Presidente do Iets diz que condição já é cumprida, pois 'na faixa de 7 a 14 anos está praticamente todo mundo na escola'

A condicionalidade educacional do Bolsa Família tem pouca relevância, para Simon Schwartzman, presidente do Instituto de Estudos do Trabalho e Sociedade (Iets), no Rio. "Na faixa de 7 a 14 anos, já está praticamente todo mundo na escola", diz ele, referindo-se à idade das crianças cuja freqüência escolar é monitorada para efeito do cumprimento das condicionalidades do Bolsa Família (o intervalo, na realidade, é de 6 a 15 anos). A importância que Schwartzman atribui à ampliação dos recursos públicos para melhorar a educação básica faz com que veja com alguma reticência o grande aumento recente das dotações do Bolsa Família.

Em relação à condicionalidade educacional do Bolsa Família, é um fato que hoje o porcentual de crianças brasileiras de 7 a 14 anos que estão no ensino fundamental está na faixa de 97% a 98%. Assim, de acordo com aquele raciocínio, toda uma complexa estrutura de monitoramento está sendo montada para fiscalizar uma condicionalidade que é espontaneamente cumprida pela população.

IMPACTO

Rosani Cunha, secretária nacional de Renda da Cidadania, e gestora do programa Bolsa Família, observa, porém, que a condicionalidade do programa não é apenas de que as crianças estejam matriculadas na escola, mas sim de que tenham uma freqüência mínima de 85% da carga horária mensal. Ela diz que o cumprimento da condicionalidade do Bolsa Família "garante um melhor aproveitamento escolar e tem impacto na segurança alimentar e na questão do trabalho infantil".
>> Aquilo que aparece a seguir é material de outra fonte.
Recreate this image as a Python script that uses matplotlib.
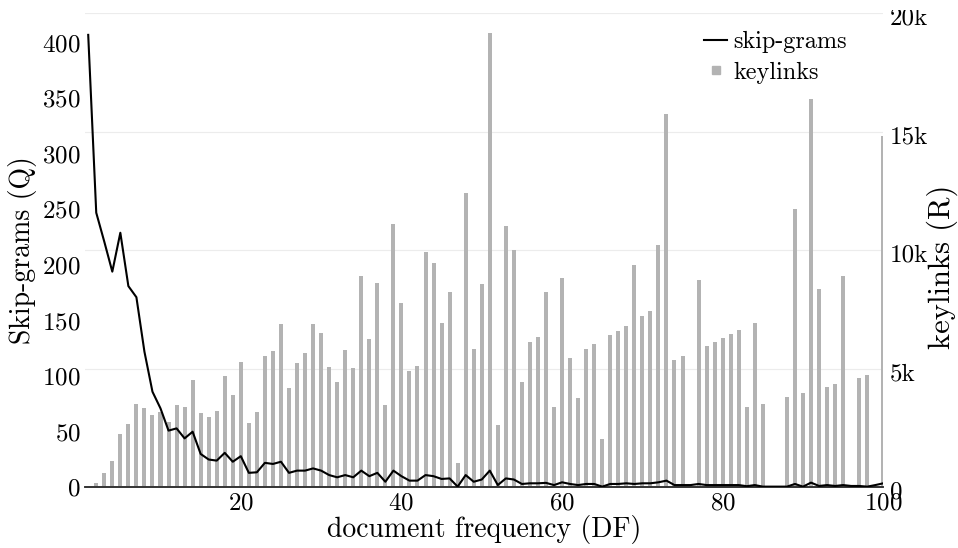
import matplotlib
matplotlib.use("Agg")
import matplotlib.pyplot as plt
from matplotlib.lines import Line2D
from matplotlib.ticker import FuncFormatter
from matplotlib.transforms import Bbox, TransformedBbox, IdentityTransform, ScaledTranslation
import numpy as np

plt.rcParams['font.family'] = ['cmr10', 'DejaVu Serif']
plt.rcParams['axes.formatter.use_mathtext'] = True

df = list(range(1, 101))

skip_grams = [407, 247, 221, 194, 229, 181, 171, 122, 86, 71,
              51, 53, 44, 50, 30, 25, 24, 31, 23, 28,
              13, 13.5, 22, 21, 23, 13, 15, 15, 17, 15,
              11, 9, 11, 9, 15, 10, 13, 5, 15, 10,
              6, 6, 11, 10, 7.5, 8, 0.6, 11, 5, 7,
              15, 2, 8, 7, 3, 3.6, 3.6, 4, 2, 4.5,
              3, 2, 3, 3, 0.6, 3, 3, 3.6, 3, 3.6,
              3.6, 4.5, 6, 2, 2, 2, 3, 2, 2, 2,
              2, 2, 1, 2, 0.6, 0.6, 0.6, 0.6, 3, 0.6,
              4.2, 1.2, 2, 1.2, 2, 1.2, 1.2, 0.6, 2, 3.6]

keylinks = [0, 200, 600, 1111, 2250, 2671, 3515, 3332, 3051, 3164,
            2770, 3473, 3403, 4527, 3121, 2967, 3220, 4710, 3895, 5301,
            2700, 3192, 5540, 5765, 6889, 4204, 5258, 5652, 6889, 6524,
            5090, 4429, 5779, 5019, 8900, 6271, 8633, 3473, 11093, 7775,
            4907, 5132, 9912, 9448, 6918, 8253, 1040, 12401, 5849, 8563,
            19150, 2629, 11009, 10011, 4429, 6144, 6355, 8239, 3403, 8830,
            5455, 3754, 5835, 6032, 2039, 6411, 6608, 6805, 9364, 7227,
            7424, 10208, 15761, 5371, 5526, 0, 8759, 5976, 6144, 6299,
            6454, 6622, 3374, 6946, 3529, 0, 0, 3796, 11740, 3965,
            16380, 8352, 4246, 4345, 8914, 0, 4626, 4724, 0, 14833]

x_ticks = [20, 40, 60, 80, 100]
q_ticks = [0, 50, 100, 150, 200, 250, 300, 350, 400]
r_ticks = [0, 5000, 10000, 15000, 20000]

W, H = 958, 548
fig = plt.figure(figsize=(W / 100, H / 100), dpi=100)
left, right = 85 / W, 883.3 / W
bottom, top = 1 - 487.3 / H, 1 - 13.3 / H
ax = fig.add_axes([left, bottom, right - left, top - bottom])
ax2 = ax.twinx()

bar_color = '#b3b3b3'
ax2.bar(df, keylinks, width=0.5, color=bar_color, linewidth=0, zorder=2)
ax.plot(df, skip_grams, color='black', linewidth=1.5, zorder=3)

ax.set_zorder(ax2.get_zorder() + 1)
ax.patch.set_visible(False)

ax.set_xlim(0.6, 100)
ax.set_ylim(0, 426.4)
ax2.set_ylim(0, 20000)

ax.set_xticks(x_ticks)
ax.set_yticks(q_ticks)
ax2.set_yticks(r_ticks)
ax2.yaxis.set_major_formatter(FuncFormatter(lambda v, p: '0' if v == 0 else f'{int(v/1000)}k'))

ax2.grid(axis='y', color='#ececec', linewidth=0.8)
ax2.set_axisbelow(True)

for a in (ax, ax2):
    for s in ('top', 'left', 'right'):
        a.spines[s].set_visible(False)
    a.spines['bottom'].set_color('#333333')
    a.spines['bottom'].set_linewidth(1.2)
    a.tick_params(length=0, labelsize=18)
ax.tick_params(axis='y', pad=3)
ax2.tick_params(axis='y', pad=5)
ax.tick_params(axis='x', pad=4)

# right tick labels sit slightly below their gridlines; top one is clipped at the figure top
shift = ScaledTranslation(0, -3 / 100, fig.dpi_scale_trans)
for lab in ax2.get_yticklabels():
    lab.set_transform(lab.get_transform() + shift)
clip = TransformedBbox(Bbox([[0, 0], [W, H - 10]]), IdentityTransform())
top_tick = ax2.yaxis.get_major_ticks()[-1]
top_tick.label2.set_clip_box(clip)
top_tick.label2.set_clip_on(True)

ax.set_xlabel('document frequency (DF)', fontsize=20, labelpad=0)
ax.set_ylabel('Skip-grams (Q)', fontsize=20, labelpad=4)
ax2.set_ylabel('keylinks (R)', fontsize=22)
ax2.yaxis.set_label_coords((927 - 85) / (883.3 - 85), (487.3 - 266.5) / 474)

handles = [Line2D([], [], color='black', linewidth=1.5),
           Line2D([], [], color=bar_color, marker='s', linestyle='none', markersize=5.8)]
ax.legend(handles, ['skip-grams', 'keylinks'], loc='upper left',
          bbox_to_anchor=(704 / W, 1 - 31 / H), bbox_transform=fig.transFigure,
          frameon=False, fontsize=17.5, handlelength=0.95, handletextpad=0.25,
          labelspacing=0.36, borderpad=0, borderaxespad=0)

fig.savefig('out.png', dpi=100)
Uma posição intermediária é a do economista Marcelo Neri, chefe do Centro de Políticas Sociais da Fundação Getúlio Vargas (FGV) no Rio. Neri, um defensor do Bolsa Família, concorda, porém, que a relevância da condicionalidade educacional é enfraquecida pelo fato de que a esmagadora maioria das crianças naquela faixa etária já está na escola.

Neri defende a idéia de que o Bolsa Família deveria se voltar para as faixas escolares abaixo e acima da atual - a pré-escola e o ensino médio. O economista observa que no Brasil é exatamente no ensino médio que há grandes taxas de abandono da escola. Para ele, o governo deveria incentivar os jovens a perseverar nesta etapa da educação.

Quanto à pré-escola (que nos conceitos mais avançados hoje pode começar até com menos de um ano, mesclando-se à creche, especialmente no caso de populações carentes), Neri diz que a pesquisa moderna vem mostrando que ela tem um impacto poderosíssimo no futuro desempenho escolar e profissional da pessoa, na sua renda futura e na redução da probabilidade de eventos indesejáveis como gravidez adolescente, crime e dependência do Estado.

Ele pondera que talvez não seja realista pensar numa condicionalidade do programa para crianças e adolescentes naquelas faixas , isto é, cancelar o benefício caso não haja freqüência à pré-escola e ao ensino médio. Na verdade, não há oferta de pré-escola para todos os brasileiros, e a evasão no ensino médio é um fenômeno social que não vai acabar de uma hora para outra. Mas Neri acha que o Bolsa Família poderia introduzir incentivos, como talvez um aumento do benefício para famílias com crianças na pré-escola e no ensino médio.